In order to guide against a policy reversal, a consortium of Civil Society Organizations (CSOs) has asked the federal government to give legal backing to the deregulation drive of the downstream sector of the petroleum industry.
The consortium called on President Muhammadu Buhari and the Minister of Petroleum Resources, Timipre Sylva, to demonstrate an honest commitment to the deregulation efforts by expunging the laws that entrench the potential of returning to a subsidy regime
Particularly, they asked government to repeal the PPPRA Act, the PEF(M)B Act and the Price Control Act specifically, section 6(1) of the Petroleum Act, Schedule 1 of the Price Control Act, and all Acts that ensure a potential of returning to a price fixing regime and demonstrate to the Nigerian people that the ‘declaration of full deregulation’ is fully committed to.
To this end, the group urged government to either enact an appropriate stand-alone legislation or embed it as part of the Petroleum Industry Bill (PIB) expected to be submitted to the National Assembly soon.
The consortium made up of no fewer than 15 media and civil society organisations working to ensure transformation of the extractive sector, also demanded that the government commences moves to repeal the laws establishing the Petroleum Equalization Fund (PEF) and the Petroleum Products Pricing and Regulatory Agency (PPPRA) to signal its commitment to the full deregulation of the sub-sector.
According to the consortium, “there is need for the Federal Government to commit to the sustainability of the deregulation regime by entreating it in law, either through a stand-alone legislation, or through appropriate clauses integrated into the PIB to allow for the sustainability of the no-subsidy regime.
“While we await appropriate legislation, we require the government to clarify the role of the Petroleum Support Fund in the new deregulation regime. Clarity is required about how that fund is being managed, whether the over-recovery sums were deposited there and how they are expected to be spent,” a communique issued at the end of its one-day webinar stated.
It also urged government to empower appropriate agencies such as the Federal Competition and Consumer Council to take over the consumer protection interests of Nigerians and guide against exploitation in the hands of profiteering marketers.
The Central Bank of Nigeria (CBN) is also urged to ensure a level-playing field for all importers of Premium Motor Spirit and not place the NNPC at an advantage over others, while also calling on the NNPC to take urgent practical steps to reverse the fortunes of the loss-making refineries as revealed in its published 2018 Audited Reports of its Subsidiaries.
On palliatives, the group entreated the government to “channel the revenues used for subsidy to improve the lives of its originally intended beneficiaries; poor Nigerians and not the rich, by investing in enablers of economic growth and development such as development of rural roads, education, health services and agriculture.”

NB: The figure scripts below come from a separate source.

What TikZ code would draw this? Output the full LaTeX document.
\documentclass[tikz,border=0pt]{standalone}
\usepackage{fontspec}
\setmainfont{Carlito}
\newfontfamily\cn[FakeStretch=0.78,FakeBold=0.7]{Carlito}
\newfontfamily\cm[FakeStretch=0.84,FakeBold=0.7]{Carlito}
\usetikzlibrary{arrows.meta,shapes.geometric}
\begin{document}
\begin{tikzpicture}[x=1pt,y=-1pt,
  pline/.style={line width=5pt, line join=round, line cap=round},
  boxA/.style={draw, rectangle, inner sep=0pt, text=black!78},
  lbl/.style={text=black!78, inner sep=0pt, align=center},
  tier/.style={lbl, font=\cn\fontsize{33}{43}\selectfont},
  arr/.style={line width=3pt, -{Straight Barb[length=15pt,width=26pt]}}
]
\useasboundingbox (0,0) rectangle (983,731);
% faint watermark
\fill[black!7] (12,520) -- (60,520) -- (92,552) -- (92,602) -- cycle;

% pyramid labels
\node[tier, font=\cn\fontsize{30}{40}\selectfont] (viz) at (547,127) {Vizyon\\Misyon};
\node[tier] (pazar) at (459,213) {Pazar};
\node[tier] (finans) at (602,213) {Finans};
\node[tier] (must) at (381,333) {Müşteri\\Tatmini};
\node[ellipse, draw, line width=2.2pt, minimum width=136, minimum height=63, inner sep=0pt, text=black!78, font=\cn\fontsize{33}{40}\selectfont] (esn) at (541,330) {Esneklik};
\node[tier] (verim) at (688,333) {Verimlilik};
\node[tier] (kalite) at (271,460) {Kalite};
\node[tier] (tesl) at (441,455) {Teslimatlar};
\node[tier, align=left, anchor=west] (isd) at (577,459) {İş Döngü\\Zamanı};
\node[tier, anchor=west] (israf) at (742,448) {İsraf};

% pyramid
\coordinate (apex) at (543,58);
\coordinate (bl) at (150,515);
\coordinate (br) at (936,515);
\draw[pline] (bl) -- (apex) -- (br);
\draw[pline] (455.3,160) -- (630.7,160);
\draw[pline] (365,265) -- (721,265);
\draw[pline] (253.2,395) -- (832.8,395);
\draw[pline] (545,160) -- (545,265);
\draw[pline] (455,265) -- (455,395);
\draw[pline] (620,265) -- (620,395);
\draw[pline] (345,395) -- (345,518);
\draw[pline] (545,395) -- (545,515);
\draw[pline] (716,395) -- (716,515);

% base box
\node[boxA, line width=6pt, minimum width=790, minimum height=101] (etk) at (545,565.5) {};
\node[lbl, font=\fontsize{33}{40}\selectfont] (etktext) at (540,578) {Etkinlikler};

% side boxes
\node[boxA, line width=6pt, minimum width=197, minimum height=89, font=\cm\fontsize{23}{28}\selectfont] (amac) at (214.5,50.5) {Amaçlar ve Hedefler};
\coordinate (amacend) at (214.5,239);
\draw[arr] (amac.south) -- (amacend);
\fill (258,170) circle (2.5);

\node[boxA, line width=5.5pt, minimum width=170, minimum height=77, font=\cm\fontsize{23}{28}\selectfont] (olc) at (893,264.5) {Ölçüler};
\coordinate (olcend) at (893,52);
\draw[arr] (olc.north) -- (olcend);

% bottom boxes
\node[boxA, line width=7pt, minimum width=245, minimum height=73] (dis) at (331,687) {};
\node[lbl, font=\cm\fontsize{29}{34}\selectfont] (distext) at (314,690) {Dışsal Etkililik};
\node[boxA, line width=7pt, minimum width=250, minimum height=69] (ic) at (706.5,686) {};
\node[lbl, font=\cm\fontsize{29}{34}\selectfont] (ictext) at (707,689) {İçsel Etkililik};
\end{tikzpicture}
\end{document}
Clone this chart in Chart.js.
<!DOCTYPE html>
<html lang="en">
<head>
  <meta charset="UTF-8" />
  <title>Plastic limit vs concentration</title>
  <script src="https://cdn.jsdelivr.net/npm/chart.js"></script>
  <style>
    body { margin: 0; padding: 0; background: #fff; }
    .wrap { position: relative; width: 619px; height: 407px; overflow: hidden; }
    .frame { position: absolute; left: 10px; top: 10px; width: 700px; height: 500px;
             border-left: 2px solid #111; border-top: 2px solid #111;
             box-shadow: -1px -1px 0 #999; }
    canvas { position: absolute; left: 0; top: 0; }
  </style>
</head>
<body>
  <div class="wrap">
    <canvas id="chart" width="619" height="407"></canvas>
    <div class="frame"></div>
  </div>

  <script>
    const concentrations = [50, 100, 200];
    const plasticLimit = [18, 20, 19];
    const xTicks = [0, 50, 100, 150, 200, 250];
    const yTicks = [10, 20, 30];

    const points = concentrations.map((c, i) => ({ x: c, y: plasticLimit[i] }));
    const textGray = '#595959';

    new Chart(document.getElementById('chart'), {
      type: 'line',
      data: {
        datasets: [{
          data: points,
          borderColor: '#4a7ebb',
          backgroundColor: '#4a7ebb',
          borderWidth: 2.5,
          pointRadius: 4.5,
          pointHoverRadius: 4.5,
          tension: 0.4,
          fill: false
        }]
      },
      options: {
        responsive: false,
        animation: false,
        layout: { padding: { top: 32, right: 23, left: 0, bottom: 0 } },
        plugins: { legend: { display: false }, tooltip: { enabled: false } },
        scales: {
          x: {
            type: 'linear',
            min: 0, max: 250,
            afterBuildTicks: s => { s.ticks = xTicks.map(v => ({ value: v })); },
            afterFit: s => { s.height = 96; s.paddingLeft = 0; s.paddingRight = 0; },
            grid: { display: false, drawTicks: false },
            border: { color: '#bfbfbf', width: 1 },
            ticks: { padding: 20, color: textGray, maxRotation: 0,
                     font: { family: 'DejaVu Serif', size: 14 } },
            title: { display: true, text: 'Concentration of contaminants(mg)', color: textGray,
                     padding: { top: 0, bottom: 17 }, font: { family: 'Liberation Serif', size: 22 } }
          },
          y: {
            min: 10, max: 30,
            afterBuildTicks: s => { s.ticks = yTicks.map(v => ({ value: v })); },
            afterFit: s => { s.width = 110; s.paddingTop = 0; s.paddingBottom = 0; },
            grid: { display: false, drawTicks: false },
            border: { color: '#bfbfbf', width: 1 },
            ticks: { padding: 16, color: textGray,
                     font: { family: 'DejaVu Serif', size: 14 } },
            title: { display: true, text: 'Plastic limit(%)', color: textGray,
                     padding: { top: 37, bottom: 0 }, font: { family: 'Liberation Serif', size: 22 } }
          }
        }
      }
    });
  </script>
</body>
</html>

The consortium which had earlier issued a 10-point recommendation in May 2020 in a bid to support the government’s attempt to achieve sustainable deregulation of the downstream sector, was formed in April 2020 and spearheaded by the Nigeria Natural Resource Charter (NNRC).
It comprised of the following civil society organizations; Civil Society Legislative Advocacy Centre (CISLAC), BudgIT, Connected Development (CODE), Media Initiative for Transparency in Extractive Industries (MITEI), OrderPaper Advocacy Initiative, Women in Extractives (WiE), Extractive 360, Youth Forum on Extractive Industry Transparency Initiative (Youth Forum on EITI), Publish What You Pay (PWYP), among others.